The Sacred Land
- Author: H. N. Turteltaub
- Language: English
- Series: Hellenic Traders
- Genre: Historical novel
- Publisher: Forge Books (Tor)
- Publication date: 2003
- Publication place: United States
- Media type: Print (Hardcover & Paperback)
- Pages: 380
- ISBN: 0-7653-0037-0
- OCLC: 52429839
- Dewey Decimal: 813/.54 21
- LC Class: PS3570.U758 S24 2003
- Preceded by: The Gryphon's Skull
- Followed by: Owls to Athens

= The Sacred Land =

2003 novel by H.N. Turteltaub

The Sacred Land is a historical novel written by H.N. Turteltaub (a pseudonym of Harry Turtledove). It was first published in hardcover by Forge Books in December 2003, and in paperback by Tor Books in March 2005. The book was reissued under the author's real name as a trade paperback and ebook by Phoenix Pick in December 2014. It is the third book in the Hellenic Traders series.

==Plot==
The book concerns the continuing adventures of a pair of Greek traders from Rhodes. Sostratos, the more scholarly of the pair, visits Jerusalem, where he tries to learn more about the odd monotheists who live there.
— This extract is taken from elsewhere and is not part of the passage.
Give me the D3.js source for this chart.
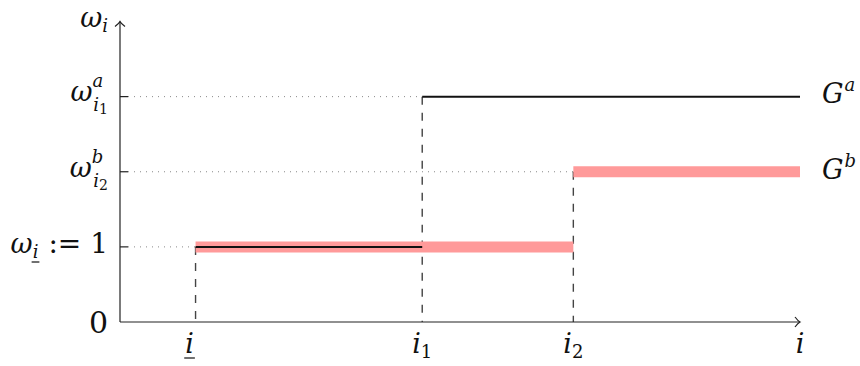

His cousin Menedemos, meanwhile, fulfills his usual role of paying more attention to profits than prophets and pays a great deal of attention to women (occasionally those married to other men).

==Setting==
The setting is the coast of Asia Minor, Cyprus, and Jerusalem and the surrounding area in the period of time about thirty years after the death of Alexander the Great. As in the other books in the series, persons and places are frequently given their Greek names rather than the English ones (Sokrates, Platon, etc.).